• **Recorded data**
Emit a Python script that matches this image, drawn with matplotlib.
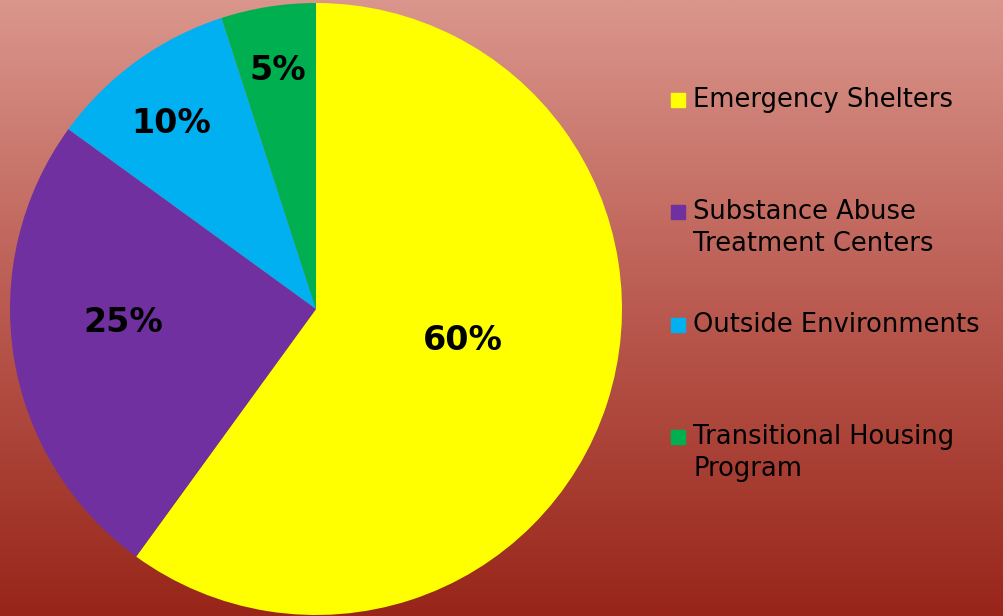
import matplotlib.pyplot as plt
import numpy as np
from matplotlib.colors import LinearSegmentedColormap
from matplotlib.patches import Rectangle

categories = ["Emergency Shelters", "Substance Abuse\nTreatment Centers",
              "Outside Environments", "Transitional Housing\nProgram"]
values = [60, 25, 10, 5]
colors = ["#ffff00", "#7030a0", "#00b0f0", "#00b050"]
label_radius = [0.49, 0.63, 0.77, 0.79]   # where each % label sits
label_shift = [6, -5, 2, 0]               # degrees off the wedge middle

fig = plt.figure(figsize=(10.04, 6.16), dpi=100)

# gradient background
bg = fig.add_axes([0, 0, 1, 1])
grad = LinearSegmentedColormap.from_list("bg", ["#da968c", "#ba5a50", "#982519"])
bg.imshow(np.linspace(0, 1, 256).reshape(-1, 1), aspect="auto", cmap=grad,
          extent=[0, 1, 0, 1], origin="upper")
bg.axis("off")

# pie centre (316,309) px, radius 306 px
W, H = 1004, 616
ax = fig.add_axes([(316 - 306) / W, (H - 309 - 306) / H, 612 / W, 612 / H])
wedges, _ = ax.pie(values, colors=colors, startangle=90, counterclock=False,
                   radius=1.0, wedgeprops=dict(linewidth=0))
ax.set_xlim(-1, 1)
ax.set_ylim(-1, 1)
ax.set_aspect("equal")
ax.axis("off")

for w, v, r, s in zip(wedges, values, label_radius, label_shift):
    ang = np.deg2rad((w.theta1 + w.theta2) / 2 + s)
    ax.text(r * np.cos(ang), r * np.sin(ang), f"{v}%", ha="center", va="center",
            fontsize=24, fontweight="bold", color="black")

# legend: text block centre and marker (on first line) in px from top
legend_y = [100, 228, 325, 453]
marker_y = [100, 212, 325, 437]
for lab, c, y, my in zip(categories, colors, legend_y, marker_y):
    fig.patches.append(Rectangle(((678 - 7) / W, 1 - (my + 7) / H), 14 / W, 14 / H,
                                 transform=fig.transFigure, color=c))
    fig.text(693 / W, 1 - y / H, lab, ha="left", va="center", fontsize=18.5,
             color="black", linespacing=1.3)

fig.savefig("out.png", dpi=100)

• **Requirement**
Quote each line of the listing exactly, but leave the pictures out.

• **Output for this exercise**
Emit a Python script that matches this image, drawn with matplotlib.
import matplotlib.pyplot as plt
import numpy as np
from matplotlib.colors import LinearSegmentedColormap
from matplotlib.patches import Rectangle

categories = ["Emergency Shelters", "Substance Abuse\nTreatment Centers",
              "Outside Environments", "Transitional Housing\nProgram"]
values = [60, 25, 10, 5]
colors = ["#ffff00", "#7030a0", "#00b0f0", "#00b050"]
label_radius = [0.49, 0.63, 0.77, 0.79]   # where each % label sits
label_shift = [6, -5, 2, 0]               # degrees off the wedge middle

fig = plt.figure(figsize=(10.04, 6.16), dpi=100)

# gradient background
bg = fig.add_axes([0, 0, 1, 1])
grad = LinearSegmentedColormap.from_list("bg", ["#da968c", "#ba5a50", "#982519"])
bg.imshow(np.linspace(0, 1, 256).reshape(-1, 1), aspect="auto", cmap=grad,
          extent=[0, 1, 0, 1], origin="upper")
bg.axis("off")

# pie centre (316,309) px, radius 306 px
W, H = 1004, 616
ax = fig.add_axes([(316 - 306) / W, (H - 309 - 306) / H, 612 / W, 612 / H])
wedges, _ = ax.pie(values, colors=colors, startangle=90, counterclock=False,
                   radius=1.0, wedgeprops=dict(linewidth=0))
ax.set_xlim(-1, 1)
ax.set_ylim(-1, 1)
ax.set_aspect("equal")
ax.axis("off")

for w, v, r, s in zip(wedges, values, label_radius, label_shift):
    ang = np.deg2rad((w.theta1 + w.theta2) / 2 + s)
    ax.text(r * np.cos(ang), r * np.sin(ang), f"{v}%", ha="center", va="center",
            fontsize=24, fontweight="bold", color="black")

# legend: text block centre and marker (on first line) in px from top
legend_y = [100, 228, 325, 453]
marker_y = [100, 212, 325, 437]
for lab, c, y, my in zip(categories, colors, legend_y, marker_y):
    fig.patches.append(Rectangle(((678 - 7) / W, 1 - (my + 7) / H), 14 / W, 14 / H,
                                 transform=fig.transFigure, color=c))
    fig.text(693 / W, 1 - y / H, lab, ha="left", va="center", fontsize=18.5,
             color="black", linespacing=1.3)

fig.savefig("out.png", dpi=100)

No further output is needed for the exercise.